Mitt Romney announced his running mate this morning in Norfolk, Va. It coincided with a tour of USS Wisconsin. The choice is Rep. Paul Ryan. That throws Romney all in with a budget plan that comforts the rich and upends Medicaid, Medicare, Social Security and more. Powerful symbol.
Yes, Ryan wants to end Medicare (as we know it, which means something to still be called Medicare will be a pay-your-own-way system for those who can afford it, not a guaranteed health coverage system for the elderly.)
Ryan Lizza of the New Yorker wrote an extensive profile of Ryan recently that’s worth reading to bone up on the veep choice. He blogs today about it and notes that Ryan has virtually no experience in the private sector, normally a favorite Republican diss of Democratic candidates.
But Ryan’s Washington experience is also light, at least for a potential President—which, after all, is the main job description of a Vice-President. Ryan has worked as a think-tank staffer and Congressman, but he’s never been in charge of a large organization, and he has little experience with foreign policy.

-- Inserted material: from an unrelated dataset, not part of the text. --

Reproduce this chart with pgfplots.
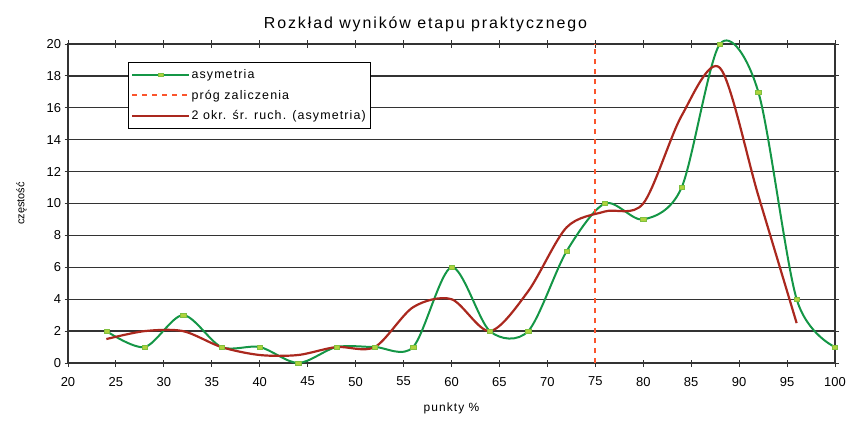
\documentclass[border=0pt]{standalone}
\usepackage{pgfplots}
\pgfplotsset{compat=1.18}
\usepackage{fontspec}
\setmainfont{Liberation Sans}
\newfontfamily\titlefont[LetterSpace=12]{Liberation Sans}
\newfontfamily\legfont[LetterSpace=9]{Liberation Sans}
\definecolor{grn}{RGB}{20,150,70}
\definecolor{mk}{RGB}{175,210,60}
\definecolor{brn}{RGB}{170,40,30}
\definecolor{org}{RGB}{250,85,45}
\begin{document}
\begin{tikzpicture}
\begin{axis}[
  scale only axis,
  width=767bp, height=319bp,
  xmin=20, xmax=100, ymin=0, ymax=20,
  xtick={20,25,...,100}, ytick={0,2,...,20},
  ymajorgrids, major grid style={black!80, line width=1.3pt},
  axis line style={black!80, line width=1.3pt},
  tick style={black!80, line width=1pt},
  major tick length=7bp,
  tick align=center,
  tick label style={font=\fontsize{13}{15}\selectfont},
  xticklabel style={yshift=-7bp},
  /pgf/number format/assume math mode=true,
  title={\titlefont Rozkład wyników etapu praktycznego},
  title style={font=\fontsize{16}{18}\selectfont, yshift=3bp, xshift=-26bp},
  xlabel={punkty \%}, ylabel={częstość},
  xlabel style={font=\fontsize{12}{14}\selectfont\legfont, yshift=-10bp},
  ylabel style={font=\fontsize{11}{13}\selectfont, yshift=13bp},
  clip=false,
  legend style={at={(0.078,0.944)}, anchor=north west, draw=black, line width=1pt,
    font=\fontsize{12.5}{14}\selectfont\legfont, row sep=6bp, inner xsep=3bp, inner ysep=5bp,
    cells={anchor=west}},
  legend cell align=left,
  legend image code/.code={\draw[mark repeat=2,mark phase=2] plot coordinates {(20bp,0bp) (48bp,0bp) (76bp,0bp)};},
]
\addplot[grn, line width=2pt, smooth, tension=0.5, mark=square*, mark size=1.9pt,
  mark options={fill=mk, draw=mk!70!grn, line width=0.4pt, xscale=1.4, solid}] coordinates {
(24,2) (28,1) (32,3) (36,1) (40,1) (44,0) (48,1) (52,1) (56,1) (60,6)
(64,2) (68,2) (72,7) (76,10) (80,9) (84,11) (88,20) (92,17) (96,4) (100,1)};
\addlegendentry{asymetria}
\addplot[org, line width=2pt, dash pattern=on 5pt off 5pt] coordinates {(75,0) (75,20)};
\addlegendentry{próg zaliczenia}
\addplot[brn, line width=2.2pt, smooth, tension=0.5] coordinates {
(24,1.5) (28,2) (32,2) (36,1) (40,0.5) (44,0.5) (48,1) (52,1) (56,3.5) (60,4)
(64,2) (68,4.5) (72,8.5) (76,9.5) (80,10) (84,15.5) (88,18.5) (92,10.5) (96,2.5)};
\addlegendentry{2 okr. śr. ruch. (asymetria)}
\end{axis}
\pgfresetboundingbox
\path ([shift={(-68bp,-62bp)}]current axis.south west) rectangle ([shift={(15bp,44bp)}]current axis.north east);
\end{tikzpicture}
\end{document}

Given how Sarah Palin was criticized for her lack of such experience, I’m surprised that Romney would pick someone whose ability to immediately step into the top job is open to question.
And the experience that Ryan does have is not exactly what voters are clamoring for at the moment. The bulk of Ryan’s House career coincided with the Presidency of George W. Bush, during which he was a reliable vote for many Bush policies that have not aged well: Medicare Part D; the Iraq War; and the Troubled Asset Relief Program. Ryan told me that voting for all of that spending, which added trillions to the deficit, made him “miserable,” but he’ll need a better explanation in his October debate with Joe Biden.
Paul Ryan is an authentically dangerous zealot. He does not want to reform entitlements. He wants to eliminate them. He wants to eliminate them because he doesn’t believe they are a legitimate function of government. He is a smiling, aw-shucks murderer of opportunity, a creator of dystopias in which he never will have to live. This now is an argument not over what kind of political commonwealth we will have, but rather whether or not we will have one at all, because Paul Ryan does not believe in the most primary institution of that commonwealth: our government. The first three words of the Preamble to the Constitution make a lie out of every speech he’s ever given. He looks at the country and sees its government as something alien that is holding down the individual entrepreneurial genius of 200 million people, and not as their creation, and the vehicle through which that genius can be channelled for the general welfare.